My ancestors immigrated to America in the early 1900 from Greece. They initially lived in the Greco dominant area of Minneapolis before heading west to California. Beyond what little I know about my ancestors my understanding of Greek heritage is from history books. While ancestrally I identify with the Greeks I feel that my heritage is based in the small town I have grown up in. I identify with the hard working people and nature of the towns existence. The history and cultural practices of the town are both spoken and unspoken, which is deeply rooted in mining, traditional values, and the American Dream.
Placerville, California is a small town of about ten thousand. The town is rooted in the mining culture that swept through California in 1848. Placerville is very close to Coloma, which is famed for being the site of gold discovery in California. Through the years Placerville has had many distinct names. During the gold rush the town was called Dry Diggings. Dry Diggings refers to the manner in which miners would separate gold from the soil. With the quick earnings of the gold rush the rate of robberies increased. The local court began hanging criminals to send a message the crime would not be tolerated. The numerous hangings produced the towns’ second historic name, Hangtown. The theme of mining and the colorful name of Hangtown have endured. At a historic bar in town called the Hangman’s tree there is a controversial symbol of the towns past. Above the Hangman’s tree there is a dummy hung from a noose. In recent years the dummy has disappeared and repapered, as vandals would remove the famed dummy. Currently the city is determining if the hangman should be allowed to remain as a historic landmark or if the image is to grotesque to allow in the streets. Here is a news article about the hangman (http://sacramento.cbslocal.com/2011/11/18/placervilles-historic-hangtown-dummy-mysteriously-returns-but-could-be-banished-again/).

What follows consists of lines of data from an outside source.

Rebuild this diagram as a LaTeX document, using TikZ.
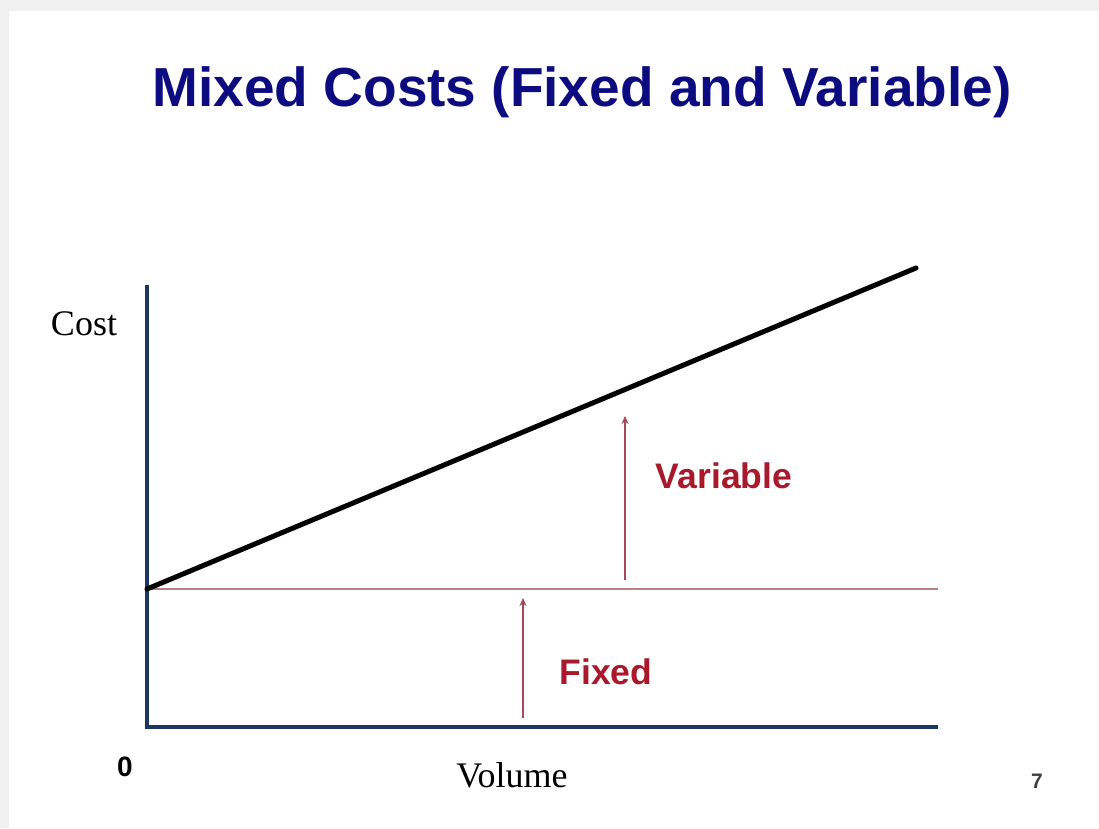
\documentclass[tikz,border=0pt]{standalone}
\usepackage{fontspec}
\setmainfont{Liberation Serif}
\setsansfont{Liberation Sans}
\usetikzlibrary{arrows.meta}
\definecolor{bggrey}{HTML}{F0F0F0}
\definecolor{titlenavy}{HTML}{0C0C80}
\definecolor{axisnavy}{HTML}{1B3660}
\definecolor{thinred}{HTML}{B88080}
\definecolor{arrowred}{HTML}{A84858}
\definecolor{labelred}{HTML}{A8192B}
\definecolor{pagegrey}{HTML}{404040}
\begin{document}
\begin{tikzpicture}[x=1pt,y=-1pt,
  axisline/.style={draw=axisnavy,line width=4.5pt},
  costline/.style={draw=black,line width=5pt},
  baseline/.style={draw=thinred,line width=1.6pt},
  partarrow/.style={draw=arrowred,line width=1.4pt,-{Stealth[length=8pt,width=7pt]}},
  partlabel/.style={font=\sffamily\bfseries\fontsize{35.5}{40}\selectfont,text=labelred},
  axislabel/.style={font=\fontsize{36}{42}\selectfont,text=black}]
\useasboundingbox (0,0) rectangle (1099,828);
\fill[bggrey] (0,0) rectangle (1099,828);
\fill[white] (9,11) rectangle (1099,828);
\node[font=\sffamily\bfseries\fontsize{55}{62}\selectfont,text=titlenavy] (title) at (582,92) {Mixed Costs (Fixed and Variable)};
\coordinate (ytop) at (147,287);
\coordinate (origin) at (147,727);
\coordinate (xend) at (936,727);
\coordinate (fixstart) at (147,589);
\coordinate (fixend) at (938,589);
\coordinate (lineend) at (916,268);
\draw[baseline] (fixstart) -- (fixend);
\draw[axisline,line cap=rect] (ytop) -- (origin) -- (xend);
\draw[costline,line cap=round] (fixstart) -- (lineend);
\coordinate (vbot) at (625,580);
\coordinate (vtop) at (625,416);
\coordinate (fbot) at (523,718);
\coordinate (ftop) at (523,598);
\draw[partarrow] (vbot) -- (vtop);
\draw[partarrow] (fbot) -- (ftop);
\node[partlabel] (variable) at (724,476) {Variable};
\node[partlabel] (fixed) at (606,672) {Fixed};
\node[axislabel] (cost) at (84,324) {Cost};
\node[axislabel] (volume) at (512,775) {Volume};
\node[font=\sffamily\bfseries\fontsize{28}{32}\selectfont] (zero) at (125,767) {0};
\node[font=\sffamily\bfseries\fontsize{21}{25}\selectfont,text=pagegrey] (page) at (1037,781) {7};
\end{tikzpicture}
\end{document}
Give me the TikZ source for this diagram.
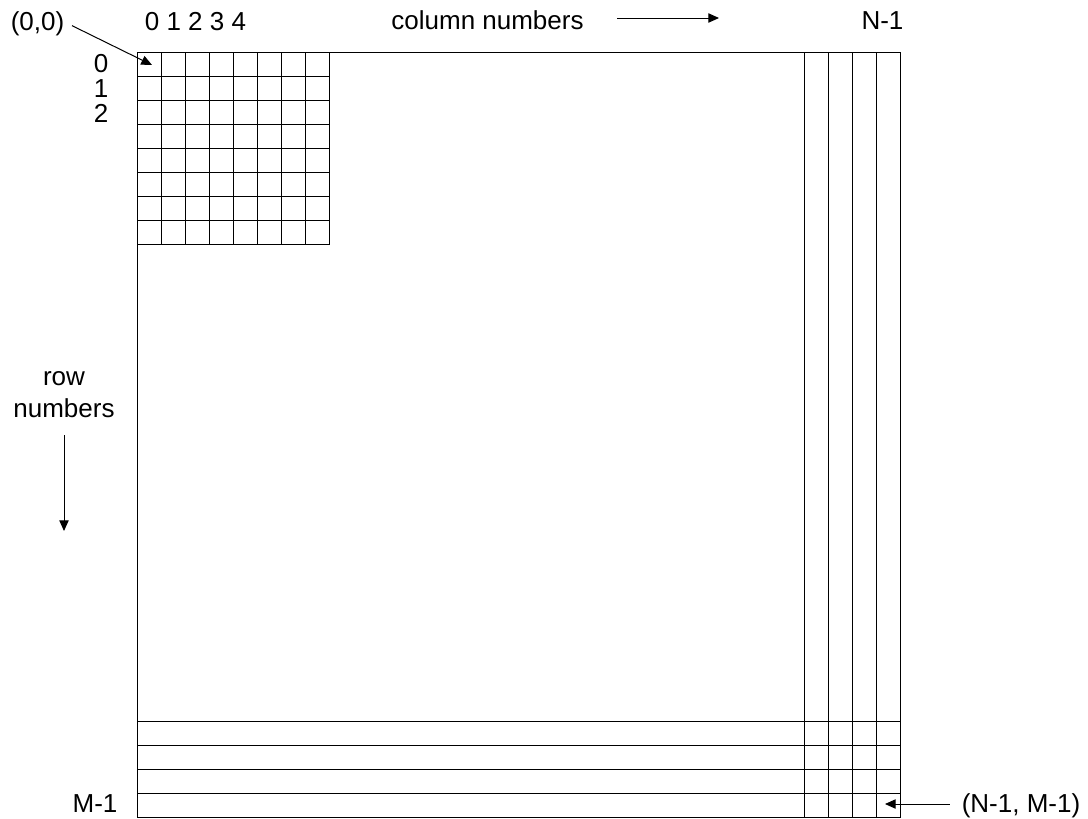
\documentclass[tikz,border=0pt]{standalone}
\usepackage{fontspec}
\setmainfont{Liberation Sans}
\usetikzlibrary{arrows.meta}

\begin{document}
\begin{tikzpicture}[x=0.75pt, y=-0.75pt, >={Triangle[length=8pt,width=7pt]},
  cell/.style={line width=0.75pt},
  ptr/.style={->, line width=0.75pt},
  lbl/.style={inner sep=2pt, anchor=base, font=\fontsize{19.5}{23}\selectfont}]
  \useasboundingbox (0,0) rectangle (1088,818);
  % the whole array
  \draw[cell] (137,52) rectangle (900,817);
  % first rows and columns
  \foreach \i in {1,...,8} {
    \draw[cell] (137+24*\i,52) -- (137+24*\i,245);
    \draw[cell] (137,52+24*\i) -- (329,52+24*\i);
  }
  % last columns and rows
  \foreach \k in {1,...,4} {
    \draw[cell] (900-24*\k,52) -- (900-24*\k,817);
    \draw[cell] (137,817-24*\k) -- (900,817-24*\k);
  }
  % labels
  \node[lbl] (lblorigin) at (37.5,30) {(0,0)};
  \node[lbl] (colidx) at (195.5,30) {0 1 2 3 4};
  \node[lbl] (colnums) at (487.5,29) {column numbers};
  \node[lbl] (lastcol) at (882.5,29) {N-1};
  \node[lbl] (row0) at (101,72) {0};
  \node[lbl] (row1) at (101,97) {1};
  \node[lbl] (row2) at (101,122) {2};
  \node[lbl] (rowtxt) at (64,385) {row};
  \node[lbl] (rownums) at (64,417) {numbers};
  \node[lbl] (lastrow) at (95,812) {M-1};
  \node[lbl] (lastlbl) at (1021,812) {(N-1, M-1)};
  % pointers
  \coordinate (origin) at (152,65);
  \coordinate (lastcell) at (885,804);
  \coordinate (colfrom) at (617,18);
  \coordinate (colto) at (719,18);
  \coordinate (rowfrom) at (64,435);
  \coordinate (rowto) at (64,531);
  \draw[ptr, shorten <=4pt] (lblorigin.east) -- (origin);
  \draw[ptr, shorten <=7pt] (lastlbl.west |- lastcell) -- (lastcell);
  \draw[ptr] (colfrom) -- (colto);
  \draw[ptr] (rowfrom) -- (rowto);
\end{tikzpicture}
\end{document}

Today the small town is a quite expanse of pine trees and back roads. The once bustling main street is now a row of gift shops focused on the mining culture and different art galleries. The art movement of the town came from the popularity of local artist Thomas Kinkaid. Currently the sleepy town now sits in the foothills and peaks in both summer and winter due to tourist destinations in Tahoe and Apple Hill in Camino. From my perspective the town is filled with hard working honest people, remnants of the mining culture and swift justice of the area. I see my heritage more with the people of this small town than ancestry of another nation.